### WHAT IS EXPECTED
Take the lines from the top down to and including the one with "패턴의 순차 다이어그램</text>" and repeat them exactly. Omit images.

++++ INFORMATION SHOWN ++++

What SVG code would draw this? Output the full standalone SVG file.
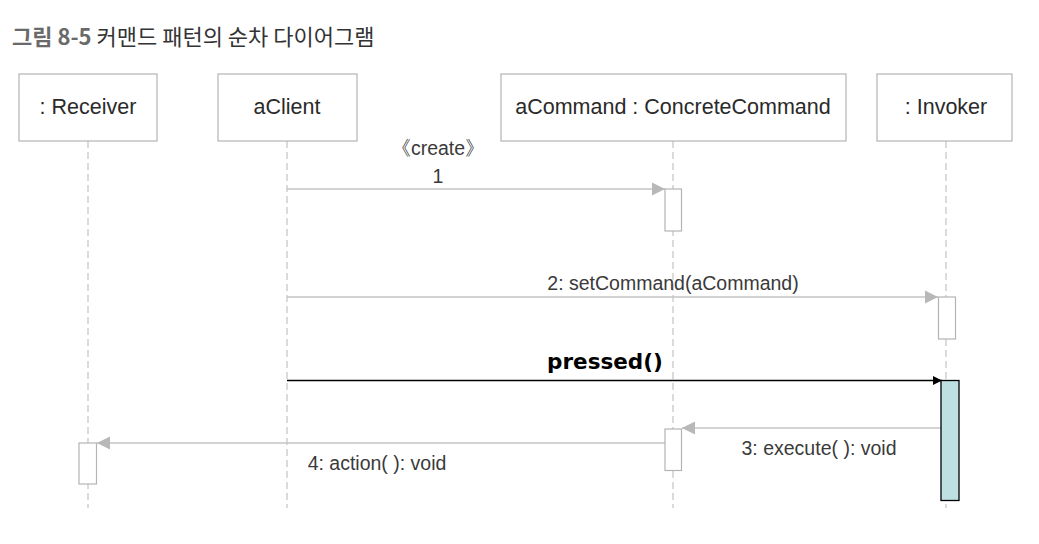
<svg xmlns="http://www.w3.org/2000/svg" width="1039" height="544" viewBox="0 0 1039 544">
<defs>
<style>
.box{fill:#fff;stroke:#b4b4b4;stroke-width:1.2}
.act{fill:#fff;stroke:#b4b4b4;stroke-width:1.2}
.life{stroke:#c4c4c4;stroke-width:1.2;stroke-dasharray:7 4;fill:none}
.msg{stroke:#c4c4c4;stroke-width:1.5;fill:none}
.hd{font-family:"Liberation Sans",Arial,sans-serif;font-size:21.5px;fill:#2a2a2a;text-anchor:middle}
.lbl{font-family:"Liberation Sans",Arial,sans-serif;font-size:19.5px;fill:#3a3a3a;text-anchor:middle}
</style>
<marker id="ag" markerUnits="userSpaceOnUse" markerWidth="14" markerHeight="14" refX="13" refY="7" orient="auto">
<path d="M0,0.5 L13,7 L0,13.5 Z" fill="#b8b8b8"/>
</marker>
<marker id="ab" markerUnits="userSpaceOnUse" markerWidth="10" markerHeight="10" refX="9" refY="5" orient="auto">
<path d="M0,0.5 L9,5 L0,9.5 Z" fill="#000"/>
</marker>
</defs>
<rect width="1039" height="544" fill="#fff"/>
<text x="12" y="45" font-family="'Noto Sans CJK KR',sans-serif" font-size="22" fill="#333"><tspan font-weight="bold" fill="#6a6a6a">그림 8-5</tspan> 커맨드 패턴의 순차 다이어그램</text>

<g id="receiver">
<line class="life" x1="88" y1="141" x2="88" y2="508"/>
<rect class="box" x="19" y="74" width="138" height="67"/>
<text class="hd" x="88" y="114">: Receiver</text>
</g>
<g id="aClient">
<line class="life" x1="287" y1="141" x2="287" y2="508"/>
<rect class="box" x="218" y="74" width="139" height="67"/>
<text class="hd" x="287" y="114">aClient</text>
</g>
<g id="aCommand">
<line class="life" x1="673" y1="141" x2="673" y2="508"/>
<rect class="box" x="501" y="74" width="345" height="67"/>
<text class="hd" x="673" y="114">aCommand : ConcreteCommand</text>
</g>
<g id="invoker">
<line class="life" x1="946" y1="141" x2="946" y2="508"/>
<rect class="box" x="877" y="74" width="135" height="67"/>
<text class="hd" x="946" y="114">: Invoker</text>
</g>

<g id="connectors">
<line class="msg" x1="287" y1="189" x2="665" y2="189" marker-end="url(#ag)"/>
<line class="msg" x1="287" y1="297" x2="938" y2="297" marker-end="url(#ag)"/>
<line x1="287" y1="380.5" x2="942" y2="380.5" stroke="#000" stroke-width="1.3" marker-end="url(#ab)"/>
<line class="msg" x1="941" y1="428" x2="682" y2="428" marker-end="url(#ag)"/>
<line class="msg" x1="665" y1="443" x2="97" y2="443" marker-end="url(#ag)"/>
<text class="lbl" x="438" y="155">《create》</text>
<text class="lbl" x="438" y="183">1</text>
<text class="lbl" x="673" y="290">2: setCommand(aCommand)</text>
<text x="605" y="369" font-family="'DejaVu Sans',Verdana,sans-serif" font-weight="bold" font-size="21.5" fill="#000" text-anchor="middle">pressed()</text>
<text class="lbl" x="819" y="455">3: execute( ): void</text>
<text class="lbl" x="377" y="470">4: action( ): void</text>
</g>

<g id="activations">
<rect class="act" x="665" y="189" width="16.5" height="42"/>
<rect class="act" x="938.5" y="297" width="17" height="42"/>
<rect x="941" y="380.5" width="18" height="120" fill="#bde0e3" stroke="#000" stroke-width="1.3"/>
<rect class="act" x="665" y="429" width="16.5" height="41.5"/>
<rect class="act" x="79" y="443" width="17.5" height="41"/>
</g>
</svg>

++++

### REPLY TO THE TASK
What SVG code would draw this? Output the full standalone SVG file.
<svg xmlns="http://www.w3.org/2000/svg" width="1039" height="544" viewBox="0 0 1039 544">
<defs>
<style>
.box{fill:#fff;stroke:#b4b4b4;stroke-width:1.2}
.act{fill:#fff;stroke:#b4b4b4;stroke-width:1.2}
.life{stroke:#c4c4c4;stroke-width:1.2;stroke-dasharray:7 4;fill:none}
.msg{stroke:#c4c4c4;stroke-width:1.5;fill:none}
.hd{font-family:"Liberation Sans",Arial,sans-serif;font-size:21.5px;fill:#2a2a2a;text-anchor:middle}
.lbl{font-family:"Liberation Sans",Arial,sans-serif;font-size:19.5px;fill:#3a3a3a;text-anchor:middle}
</style>
<marker id="ag" markerUnits="userSpaceOnUse" markerWidth="14" markerHeight="14" refX="13" refY="7" orient="auto">
<path d="M0,0.5 L13,7 L0,13.5 Z" fill="#b8b8b8"/>
</marker>
<marker id="ab" markerUnits="userSpaceOnUse" markerWidth="10" markerHeight="10" refX="9" refY="5" orient="auto">
<path d="M0,0.5 L9,5 L0,9.5 Z" fill="#000"/>
</marker>
</defs>
<rect width="1039" height="544" fill="#fff"/>
<text x="12" y="45" font-family="'Noto Sans CJK KR',sans-serif" font-size="22" fill="#333"><tspan font-weight="bold" fill="#6a6a6a">그림 8-5</tspan> 커맨드 패턴의 순차 다이어그램</text>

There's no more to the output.